The Story
Why it exists.
The beginning
Corazón arrived in 1992, taking its name from the Spanish word for heart, the motif that has defined Agatha Ruiz de la Prada's fashion house since she founded it in Madrid in 1981. Her aesthetic had always been about announcement rather than suggestion: hearts, oversized bows, saturated color, and an embrace of joy as a core philosophy. Corazón translated that visual language into olfactory territory. A fragrance named for the organ of feeling, built for a woman who refused to whisper her presence into a room.

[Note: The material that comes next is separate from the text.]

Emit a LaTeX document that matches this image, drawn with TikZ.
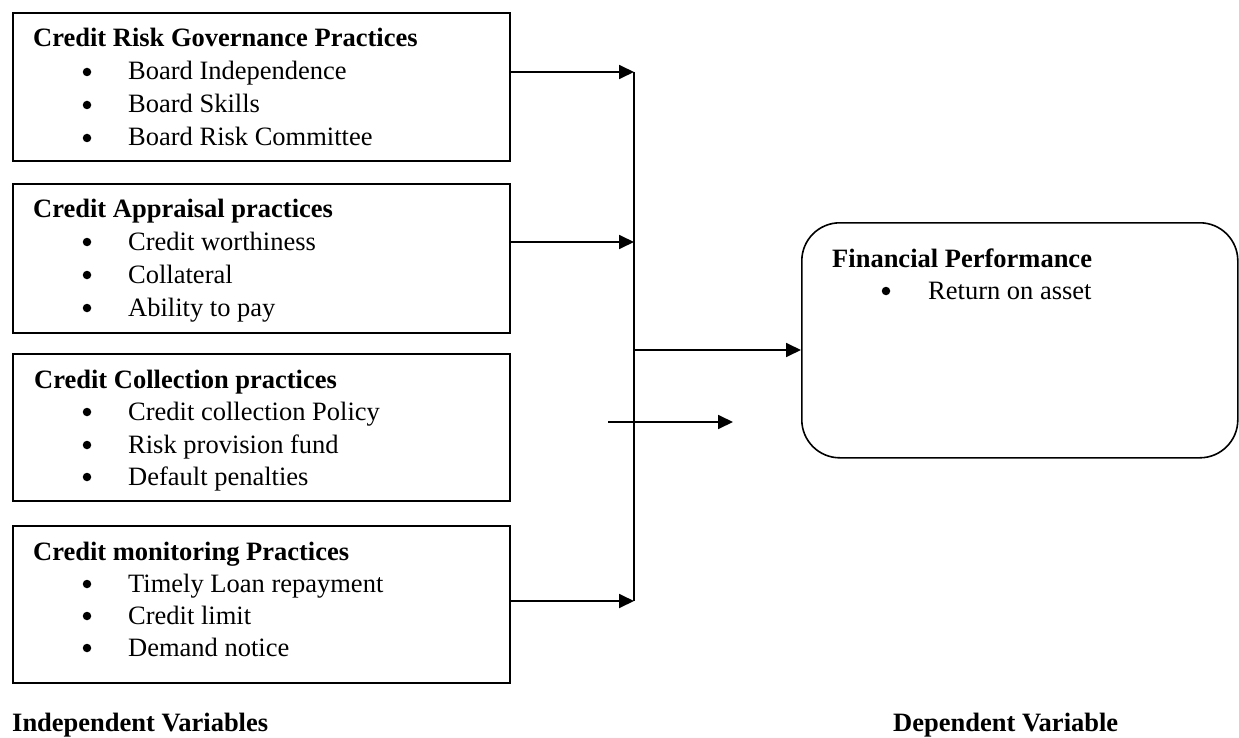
\documentclass[tikz,border=0pt]{standalone}
\usepackage{fontspec}
\setmainfont{Liberation Serif}
\usetikzlibrary{arrows.meta}
\begin{document}
\begin{tikzpicture}[x=1pt,y=-1pt,
  box/.style={draw, line width=1.6pt, anchor=north west, inner sep=0pt},
  rbox/.style={draw, line width=1.6pt, anchor=north west, inner sep=0pt, rounded corners=38pt},
  ttl/.style={anchor=base west, inner sep=0pt, font=\fontsize{26.5}{31}\selectfont\bfseries},
  itm/.style={anchor=base west, inner sep=0pt, font=\fontsize{26.5}{31}\selectfont},
  bul/.style={circle, fill=black, inner sep=0pt, minimum size=8.5pt},
  arr/.style={line width=1.8pt, -{Triangle[length=15pt,width=14pt]}},
  vline/.style={line width=1.4pt}
  ]
\useasboundingbox (0,0) rectangle (1239,738);

% Box 1
\node[box, minimum width=497pt, minimum height=148pt] (b1) at (12,12) {};
\node[ttl] (t1) at (33,47) {Credit Risk Governance Practices};
\node[bul] (p11) at (87,72) {};  \node[itm] (i11) at (128,80) {Board Independence};
\node[bul] (p12) at (87,105) {}; \node[itm] (i12) at (128,113) {Board Skills};
\node[bul] (p13) at (87,138) {}; \node[itm] (i13) at (128,146) {Board Risk Committee};

% Box 2
\node[box, minimum width=497pt, minimum height=149pt] (b2) at (12,183) {};
\node[ttl] (t2) at (33,218) {Credit Appraisal practices};
\node[bul] (p21) at (87,242) {}; \node[itm] (i21) at (128,250) {Credit worthiness};
\node[bul] (p22) at (87,275) {}; \node[itm] (i22) at (128,283) {Collateral};
\node[bul] (p23) at (87,308) {}; \node[itm] (i23) at (128,316) {Ability to pay};

% Box 3
\node[box, minimum width=497pt, minimum height=147pt] (b3) at (12,353) {};
\node[ttl] (t3) at (34,388) {Credit Collection practices};
\node[bul] (p31) at (87,412) {}; \node[itm] (i31) at (128,420) {Credit collection Policy};
\node[bul] (p32) at (87,445) {}; \node[itm] (i32) at (128,453) {Risk provision fund};
\node[bul] (p33) at (87,477) {}; \node[itm] (i33) at (128,485) {Default penalties};

% Box 4
\node[box, minimum width=497pt, minimum height=157pt] (b4) at (12,525) {};
\node[ttl] (t4) at (33,560) {Credit monitoring Practices};
\node[bul] (p41) at (87,584) {}; \node[itm] (i41) at (128,592) {Timely Loan repayment};
\node[bul] (p42) at (87,616) {}; \node[itm] (i42) at (128,624) {Credit limit};
\node[bul] (p43) at (87,648) {}; \node[itm] (i43) at (128,656) {Demand notice};

% Dependent box
\node[rbox, minimum width=436pt, minimum height=235pt] (fp) at (801,222) {};
\node[ttl] (tf) at (832,267) {Financial Performance};
\node[bul] (pf1) at (886,291) {}; \node[itm] (if1) at (928,299) {Return on asset};

% Connectors
\coordinate (j1) at (634,72);
\coordinate (j2) at (634,242);
\coordinate (j4) at (634,601);
\coordinate (jm) at (634,350);
\coordinate (fa) at (608,422);
\coordinate (fb) at (733,422);

\draw[arr] (b1.east |- j1) -- (j1);
\draw[arr] (b2.east |- j2) -- (j2);
\draw[arr] (b4.east |- j4) -- (j4);
\draw[vline] (j1) -- (j4);
\draw[arr] (jm) -- (fp.west |- jm);
\draw[arr] (fa) -- (fb);

% Labels
\node[ttl] (li) at (12,731) {Independent Variables};
\node[ttl] (ld) at (893,731) {Dependent Variable};
\end{tikzpicture}
\end{document}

The structure is refreshingly straightforward, a classic floral-fruity pyramid that doesn't perform complexity for its own sake. Cassia and peony open the composition with warmth and romance, unapologetically sweet. The heart triples down on floral with lilac, magnolia, and rose layered for depth rather than surprise. The base of peach, sandalwood, and white musk grounds everything in softness. What makes this interesting isn't innovation, it's fidelity. This is a fragrance that knows exactly what it wants to be and commits without hesitation.
The evolution
The opening hits immediately. Peony's lush petals meet cassia's warm spice, projecting bold, linear, floral-fruity notes that reach past the wearer's shoulder. Lilac, magnolia, and rose arrive in quick succession, the magnolia providing a creamy lushness that bridges the opening to the heart. This is the garden in full sun, no restraint, no shadows. The florals settle and the drydown takes over. Peach and sandalwood create warmth, and white musk softens everything into a skin-close whisper. The sillage drops from announcement to conversation. That peach-sandalwood drydown is the reward, intimate rather than filling the room, the kind of presence that lingers close to skin into the evening.
Cultural impact
Corazón landed in 1992. The bold sillage and linear structure reflect a distinctive era in feminine fragrance. Its floral-fruity composition and unapologetic character have made it memorable for those who remember when scents were designed to make a statement.